- Born: February 12, 1971 (age 55)
- Education: University of Chicago
- Known for: Mandelbrot Competition, Proof School
- Scientific career
- Fields: Mathematics
- Workplaces: Art of Problem Solving, Proof School

= Sam Vandervelde =

American mathematician

Samuel Kendrick Vandervelde (born 12 February 1971) is a mathematician who, along with Sandor Lehoczky and Richard Rusczyk, created the Mandelbrot Competition, and is listed first under "Thanks" in the mathematical textbook The Art of Problem Solving.

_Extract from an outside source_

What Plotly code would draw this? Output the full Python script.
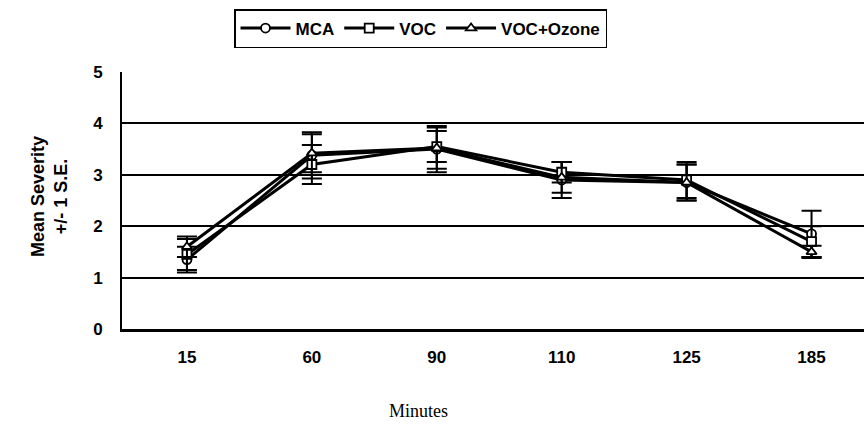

==Contributions to mathematics==
Vandervelde contributes problems to the USA Math Olympiad. He was a member of the 1989 United States International Mathematical Olympiad team. He was a grader at the Mathematical Olympiad Program, an intensive summer camp that prepares top high school students for the International Math Olympiad. Vandervelde founded the Stanford Math Circle. He was on the math faculty at St. Lawrence University from 2007 to 2015, and is currently the Head of School and math teacher at Proof School, a private day school in San Francisco for kids who love math. He is also a regular instructor at and board member of MathPath, and has published two books, Bridge to Higher Mathematics and Circle in a Box. His educational work has been recognized by the Mathematical Association of America's Edyth May Sliffe Award for high school teaching (2000) and the Henry L. Alder Award for collegiate teaching (2011).

==Interests==
His other interests include playing soccer, spending time with his two sons, and cooking. He attended Amherst County High School. He received his undergraduate degree from Swarthmore College and doctoral degree from the University of Chicago in June 2004. He currently resides in California. He is married to Eunice Cheung.